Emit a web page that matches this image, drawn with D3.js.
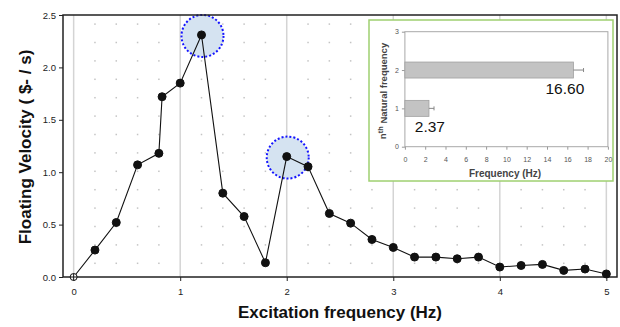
<!DOCTYPE html>
<html>
<head>
<meta charset="utf-8">
<script src="https://cdn.jsdelivr.net/npm/d3@7"></script>
<style>
  body { margin: 0; background: #fff; }
  svg { font-family: "Liberation Sans", Arial, sans-serif; }
</style>
</head>
<body>
<div id="chart"></div>
<script>
// main series: excitation frequency (Hz) vs floating velocity
var freqHz = [0, 0.2, 0.4, 0.6, 0.8, 0.83, 1.0, 1.2, 1.4, 1.6, 1.8, 2.0, 2.2, 2.4, 2.6, 2.8, 3.0,
              3.2, 3.4, 3.6, 3.8, 4.0, 4.2, 4.4, 4.6, 4.8, 5.0];
var velocity = [0, 0.257, 0.52, 1.07, 1.18, 1.72, 1.85, 2.31, 0.80, 0.577, 0.136, 1.149, 1.053, 0.606,
                0.514, 0.358, 0.282, 0.19, 0.19, 0.174, 0.19, 0.095, 0.11, 0.12, 0.063, 0.076, 0.029];
var xTicks = [0, 1, 2, 3, 4, 5];
var yTicks = [0, 0.5, 1.0, 1.5, 2.0, 2.5];
var highlightIdx = [7, 11];

// inset: natural frequencies
var modes = [1, 2];
var natFreq = [2.37, 16.60];
var natErr = [0.5, 1.0];
var insetXTicks = [0, 2, 4, 6, 8, 10, 12, 14, 16, 18, 20];
var insetYTicks = [0, 1, 2, 3];

var width = 620, height = 327;
var plotLeft = 63, plotRight = 617, plotTop = 15, plotBottom = 277;

var svg = d3.select("#chart").append("svg")
    .attr("width", width)
    .attr("height", height);

var x = d3.scaleLinear().domain([-0.1, 5.1]).range([plotLeft, plotRight]);
var y = d3.scaleLinear().domain([0, 2.5]).range([plotBottom, plotTop]);

// dotted minor grid
var g = svg.append("g");
for (var py = plotBottom - 13.7; py > plotTop + 3; py -= 18.4) {
  for (var i = 1; i < 26; i++) {
    if (i % 5 == 0) continue;
    g.append("rect")
      .attr("x", x(i * 0.2) - 0.75)
      .attr("y", py - 0.75)
      .attr("width", 1.5)
      .attr("height", 1.5)
      .style("fill", "#c4c4c4");
  }
}

// integer gridlines
svg.append("g").selectAll("line")
  .data(xTicks)
  .enter().append("line")
  .attr("x1", function (d) { return x(d); })
  .attr("x2", function (d) { return x(d); })
  .attr("y1", plotTop)
  .attr("y2", plotBottom)
  .style("stroke", "#d4d4d4")
  .style("stroke-width", 1.5);

// highlight circles
svg.append("g").selectAll("circle")
  .data(highlightIdx)
  .enter().append("circle")
  .attr("cx", function (d) { return x(freqHz[d]) + 1; })
  .attr("cy", function (d) { return y(velocity[d]) + 1; })
  .attr("r", 21)
  .style("fill", "#d5e3f1")
  .style("stroke", "#1414ff")
  .style("stroke-width", 2)
  .style("stroke-dasharray", "2,2");

// frame
svg.append("rect")
  .attr("x", plotLeft).attr("y", plotTop)
  .attr("width", plotRight - plotLeft).attr("height", plotBottom - plotTop)
  .style("fill", "none")
  .style("stroke", "#222")
  .style("stroke-width", 1.5);

// axes
var xAxis = svg.append("g")
  .attr("transform", "translate(0," + plotBottom + ")")
  .call(d3.axisBottom(x).tickValues(xTicks).tickFormat(d3.format("d")).tickSize(4));
var yAxis = svg.append("g")
  .attr("transform", "translate(" + plotLeft + ",0)")
  .call(d3.axisLeft(y).tickValues(yTicks).tickFormat(d3.format(".1f")).tickSize(4));
[xAxis, yAxis].forEach(function (a) {
  a.select(".domain").remove();
  a.selectAll("line").style("stroke", "#222");
  a.selectAll("text").style("font-size", "9.5px").style("fill", "#222")
    .style("font-family", "'Liberation Sans', Arial, sans-serif");
});
xAxis.selectAll("text").attr("dy", "1.2em");

// data line
var line = d3.line()
  .x(function (d, i) { return x(freqHz[i]); })
  .y(function (d) { return y(d); });

svg.append("path")
  .datum(velocity)
  .attr("d", line)
  .style("fill", "none")
  .style("stroke", "#111")
  .style("stroke-width", 1.1);

svg.append("g").selectAll("circle")
  .data(velocity)
  .enter().append("circle")
  .attr("cx", function (d, i) { return x(freqHz[i]); })
  .attr("cy", function (d) { return y(d); })
  .attr("r", function (d, i) { return i == 0 ? 3.5 : 4; })
  .style("fill", function (d, i) { return i == 0 ? "#fff" : "#111"; })
  .style("stroke", "#111")
  .style("stroke-width", 1);

// cross in the open first marker
svg.append("path")
  .attr("d", "M" + (x(0) - 3.5) + "," + y(0) + "h7M" + x(0) + "," + (y(0) - 3.5) + "v7")
  .style("stroke", "#111")
  .style("stroke-width", 1);

// axis titles
svg.append("text")
  .attr("x", 340).attr("y", 318)
  .attr("text-anchor", "middle")
  .style("font-size", "17px")
  .style("font-weight", "bold")
  .style("fill", "#111")
  .text("Excitation frequency (Hz)");

svg.append("text")
  .attr("transform", "translate(31,147) rotate(-90)")
  .attr("text-anchor", "middle")
  .style("font-size", "17px")
  .style("font-weight", "bold")
  .style("fill", "#111")
  .text("Floating Velocity ( $- / s)");

// ----- inset -----
var inset = svg.append("g");
inset.append("rect")
  .attr("x", 369).attr("y", 20)
  .attr("width", 244).attr("height", 161)
  .style("fill", "#fff")
  .style("stroke", "#9fd070")
  .style("stroke-width", 1.5);

var ix = d3.scaleLinear().domain([0, 20]).range([404.9, 607.9]);
var iy = d3.scaleLinear().domain([0, 3]).range([146.7, 31.7]);

inset.append("rect")
  .attr("x", ix(0)).attr("y", iy(3))
  .attr("width", ix(20) - ix(0)).attr("height", iy(0) - iy(3))
  .style("fill", "none")
  .style("stroke", "#a8a8a8")
  .style("stroke-width", 1);

var ixAxis = inset.append("g")
  .attr("transform", "translate(0," + iy(0) + ")")
  .call(d3.axisBottom(ix).tickValues(insetXTicks).tickFormat(d3.format("d")).tickSize(3));
var iyAxis = inset.append("g")
  .attr("transform", "translate(" + ix(0) + ",0)")
  .call(d3.axisLeft(iy).tickValues(insetYTicks).tickFormat(d3.format("d")).tickSize(3));
[ixAxis, iyAxis].forEach(function (a) {
  a.select(".domain").remove();
  a.selectAll("line").style("stroke", "#999");
  a.selectAll("text").style("font-size", "7px").style("fill", "#555")
    .style("font-family", "'Liberation Sans', Arial, sans-serif");
});
ixAxis.selectAll("text").attr("dy", "1.4em");
iyAxis.selectAll("text").attr("x", -6);

var barH = 16;
inset.append("g").selectAll("rect")
  .data(natFreq)
  .enter().append("rect")
  .attr("x", ix(0))
  .attr("y", function (d, i) { return iy(modes[i]) - barH / 2; })
  .attr("width", function (d) { return ix(d) - ix(0); })
  .attr("height", barH)
  .style("fill", "#c3c3c3")
  .style("stroke", "#a0a0a0")
  .style("stroke-width", 0.8);

// error bars
natFreq.forEach(function (d, i) {
  var yc = iy(modes[i]);
  inset.append("path")
    .attr("d", "M" + ix(d) + "," + yc + "H" + ix(d + natErr[i]) +
               "M" + ix(d + natErr[i]) + "," + (yc - 2) + "v4")
    .style("stroke", "#888")
    .style("stroke-width", 1)
    .style("fill", "none");
});

// value labels
inset.append("g").selectAll("text")
  .data(natFreq)
  .enter().append("text")
  .attr("x", function (d) { return Math.max(ix(d) - 8.5, ix(0) + 25); })
  .attr("y", function (d, i) { return iy(modes[i]) + 23.5; })
  .attr("text-anchor", "middle")
  .style("font-size", "15.5px")
  .style("fill", "#111")
  .text(function (d) { return d.toFixed(2); });

inset.append("text")
  .attr("x", 505).attr("y", 177)
  .attr("text-anchor", "middle")
  .style("font-size", "10px")
  .style("font-weight", "bold")
  .style("fill", "#444")
  .text("Frequency (Hz)");

var ylab = inset.append("text")
  .attr("transform", "translate(386,91) rotate(-90)")
  .attr("text-anchor", "middle")
  .style("font-size", "9.5px")
  .style("font-weight", "bold")
  .style("fill", "#444");
ylab.append("tspan").text("n");
ylab.append("tspan").attr("dy", "-0.4em").style("font-size", "7.5px").text("th");
ylab.append("tspan").attr("dy", "0.4em").text(" Natural frequency");
</script>
</body>
</html>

### PROBLEM STATEMENT:
Return the material line for line, from its beginning to the line that contains "d3.scaleLinear().domain([0, 2.5]).range([plotBottom, plotTop]);", with the pictures left out.

### EXERCISE RESPONSE:
Emit a web page that matches this image, drawn with D3.js.
<!DOCTYPE html>
<html>
<head>
<meta charset="utf-8">
<script src="https://cdn.jsdelivr.net/npm/d3@7"></script>
<style>
  body { margin: 0; background: #fff; }
  svg { font-family: "Liberation Sans", Arial, sans-serif; }
</style>
</head>
<body>
<div id="chart"></div>
<script>
// main series: excitation frequency (Hz) vs floating velocity
var freqHz = [0, 0.2, 0.4, 0.6, 0.8, 0.83, 1.0, 1.2, 1.4, 1.6, 1.8, 2.0, 2.2, 2.4, 2.6, 2.8, 3.0,
              3.2, 3.4, 3.6, 3.8, 4.0, 4.2, 4.4, 4.6, 4.8, 5.0];
var velocity = [0, 0.257, 0.52, 1.07, 1.18, 1.72, 1.85, 2.31, 0.80, 0.577, 0.136, 1.149, 1.053, 0.606,
                0.514, 0.358, 0.282, 0.19, 0.19, 0.174, 0.19, 0.095, 0.11, 0.12, 0.063, 0.076, 0.029];
var xTicks = [0, 1, 2, 3, 4, 5];
var yTicks = [0, 0.5, 1.0, 1.5, 2.0, 2.5];
var highlightIdx = [7, 11];

// inset: natural frequencies
var modes = [1, 2];
var natFreq = [2.37, 16.60];
var natErr = [0.5, 1.0];
var insetXTicks = [0, 2, 4, 6, 8, 10, 12, 14, 16, 18, 20];
var insetYTicks = [0, 1, 2, 3];

var width = 620, height = 327;
var plotLeft = 63, plotRight = 617, plotTop = 15, plotBottom = 277;

var svg = d3.select("#chart").append("svg")
    .attr("width", width)
    .attr("height", height);

var x = d3.scaleLinear().domain([-0.1, 5.1]).range([plotLeft, plotRight]);
var y = d3.scaleLinear().domain([0, 2.5]).range([plotBottom, plotTop]);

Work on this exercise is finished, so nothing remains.